L’application du nouveau dispositif d’aide juridictionnelle et les nécessaires mesures transitoires

Le nouveau dispositif d’aide juridictionnelle est entré en application le 1er janvier 2021. Cette situation ouvre une période au cours de laquelle vont devoir coexister deux modalités d’instruction des demandes d’aide juridictionnelle. C’est la date du fait générateur qui va fixer les règles applicables. Si le fait générateur est antérieur au 1er janvier 2021, le dossier de demande d’AJ sera apprécié selon les règles d’instruction en vigueur avant le 31 décembre 2020. Par contre, si le fait générateur est postérieur au 31 décembre 2020, le dossier de demande d’AJ sera examiné selon les modalités d’instruction en vigueur à compter du 1er janvier 2021 avec la grille de référence au revenu fiscal de référence et au foyer fiscal. Le fait générateur, critère du régime applicable, résulte soit de la date de réception du dossier de demande d’AJ déposé au BAJ (ou au SAUJ [Service d’Accueil Unique du Justiciable] issu de la loi de modernisation de la justice du XXIe siècle), soit de la date d’expédition de la demande formulée par voie postale et soit de la date de l’intervention de l’avocat au titre de la commission d’office. Ces dispositions transitoires disparaîtront lorsque le stock des dossiers de demande d’AJ déposées, envoyées ou correspondant à une commission d’office prononcée avant le 31 décembre 2020 sera traité entièrement.

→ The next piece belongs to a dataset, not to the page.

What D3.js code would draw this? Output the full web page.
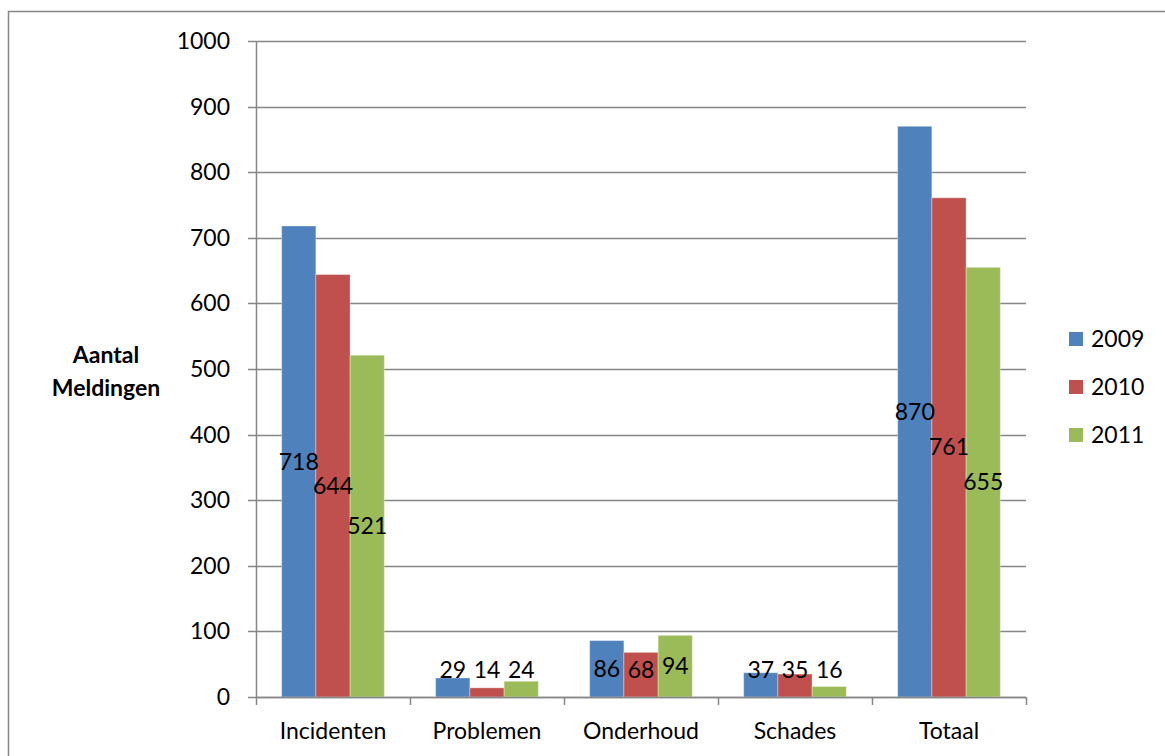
<!DOCTYPE html>
<html>
<head>
<meta charset="utf-8">
<script src="https://cdn.jsdelivr.net/npm/d3@7"></script>
<style>
	body { margin: 0; background: #fff; }
	text { font-family: Lato, "Open Sans", sans-serif; fill: #000; }
</style>
</head>
<body>
<div id="chart"></div>
<script>
var categories = ["Incidenten", "Problemen", "Onderhoud", "Schades", "Totaal"];
var years = ["2009", "2010", "2011"];
var values2009 = [718, 29, 86, 37, 870];
var values2010 = [644, 14, 68, 35, 761];
var values2011 = [521, 24, 94, 16, 655];
var yTicks = [0, 100, 200, 300, 400, 500, 600, 700, 800, 900, 1000];

var colors = ["#4f81bd", "#c0504d", "#9bbb59"];
var series = [values2009, values2010, values2011];

var W = 1165, H = 756, fs = 23;
var plotL = 256, plotR = 1026, plotT = 41, plotB = 697;

var svg = d3.select("#chart")
	.append("svg")
	.attr("width", W)
	.attr("height", H)
	.attr("display", "block");

//	Outer chart border
svg.append("rect")
	.attr("x", 8.5)
	.attr("y", 11.5)
	.attr("width", W + 20)
	.attr("height", H + 20)
	.attr("fill", "none")
	.attr("stroke", "#868686")
	.attr("stroke-width", 1.5);

var x = d3.scaleBand()
	.domain(categories)
	.range([plotL, plotR])
	.paddingInner(0)
	.paddingOuter(0);

var y = d3.scaleLinear()
	.domain([0, 1000])
	.range([plotB, plotT]);

//	Inner band for the three years, 75% of a bar width gap on each side
var xs = d3.scaleBand()
	.domain(years)
	.range([0, x.bandwidth()])
	.paddingInner(0)
	.paddingOuter(0.75);

//	Gridlines + left ticks
svg.append("g")
	.selectAll("line")
	.data(yTicks)
	.join("line")
	.attr("x1", plotL - 8)
	.attr("x2", plotR)
	.attr("y1", function(d) { return Math.round(y(d)) + 0.5; })
	.attr("y2", function(d) { return Math.round(y(d)) + 0.5; })
	.attr("stroke", "#868686")
	.attr("stroke-width", 1.5);

svg.append("g")
	.selectAll("text")
	.data(yTicks)
	.join("text")
	.attr("x", 230)
	.attr("y", function(d) { return y(d); })
	.attr("dy", "0.35em")
	.attr("text-anchor", "end")
	.attr("font-size", fs)
	.text(function(d) { return d; });

//	Bars
years.forEach(function(yr, i) {
	var g = svg.append("g");
	g.selectAll("rect")
		.data(series[i])
		.join("rect")
		.attr("x", function(d, j) { return x(categories[j]) + xs(yr); })
		.attr("y", function(d) { return y(d); })
		.attr("width", xs.bandwidth())
		.attr("height", function(d) { return y(0) - y(d); })
		.attr("fill", colors[i])
		.attr("stroke", "#fff")
		.attr("stroke-opacity", 0.35)
		.attr("stroke-width", 1);
});

//	Value labels (on top of all bars)
years.forEach(function(yr, i) {
	svg.append("g")
		.selectAll("text")
		.data(series[i])
		.join("text")
		.attr("x", function(d, j) { return x(categories[j]) + xs(yr) + xs.bandwidth() / 2; })
		.attr("y", function(d) { return Math.min(y(d / 2), y(0) - 27); })
		.attr("dy", "0.35em")
		.attr("text-anchor", "middle")
		.attr("font-size", fs)
		.text(function(d) { return d; });
});

//	Axes lines
svg.append("line")
	.attr("x1", plotL + 0.5)
	.attr("x2", plotL + 0.5)
	.attr("y1", plotT)
	.attr("y2", plotB)
	.attr("stroke", "#868686")
	.attr("stroke-width", 1.5);

svg.append("line")
	.attr("x1", plotL)
	.attr("x2", plotR)
	.attr("y1", plotB + 0.5)
	.attr("y2", plotB + 0.5)
	.attr("stroke", "#868686")
	.attr("stroke-width", 1.5);

//	Category ticks
var catTicks = categories.map(function(c) { return x(c); }).concat([plotR]);
svg.append("g")
	.selectAll("line")
	.data(catTicks)
	.join("line")
	.attr("x1", function(d) { return Math.round(d) + 0.5; })
	.attr("x2", function(d) { return Math.round(d) + 0.5; })
	.attr("y1", plotB)
	.attr("y2", plotB + 8)
	.attr("stroke", "#868686")
	.attr("stroke-width", 1.5);

svg.append("g")
	.selectAll("text")
	.data(categories)
	.join("text")
	.attr("x", function(d) { return x(d) + x.bandwidth() / 2; })
	.attr("y", 731)
	.attr("dy", "0.35em")
	.attr("text-anchor", "middle")
	.attr("font-size", fs)
	.text(function(d) { return d; });

//	Y title
var title = svg.append("text")
	.attr("text-anchor", "middle")
	.attr("font-size", fs)
	.attr("font-weight", "bold");
title.append("tspan").attr("x", 106).attr("y", 355).attr("dy", "0.35em").text("Aantal");
title.append("tspan").attr("x", 106).attr("y", 388).attr("dy", "0.35em").text("Meldingen");

//	Legend
var legend = svg.append("g")
	.selectAll("g")
	.data(years)
	.join("g")
	.attr("transform", function(d, i) { return "translate(1069," + (339 + i * 48) + ")"; });

legend.append("rect")
	.attr("x", 0)
	.attr("y", -7)
	.attr("width", 14)
	.attr("height", 14)
	.attr("fill", function(d, i) { return colors[i]; });

legend.append("text")
	.attr("x", 22)
	.attr("y", 0)
	.attr("dy", "0.35em")
	.attr("font-size", fs)
	.text(function(d) { return d; });
</script>
</body>
</html>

Le nouveau dispositif d’aide juridictionnelle relève davantage d’un aménagement technique que d’une véritable réforme destinée à répondre aux problématiques de fond. Nous revenons toujours à la question budgétaire et à la place réelle de la justice au sein de la société française. Cette réforme technique est insatisfaisante car elle est en deçà des préconisations de la mission Perben qui indiquaient pourtant la nécessité de l’État de réaliser un effort budgétaire significatif qui ne saurait être inférieur a minima à 100 M€. Nous en sommes donc bien loin alors que la République doit répondre aux exigences d’égalité et de dignité au travers des besoins de justice qui se manifestent sur tout le territoire de la République, y compris sur les territoires les plus reculés et souvent oubliés.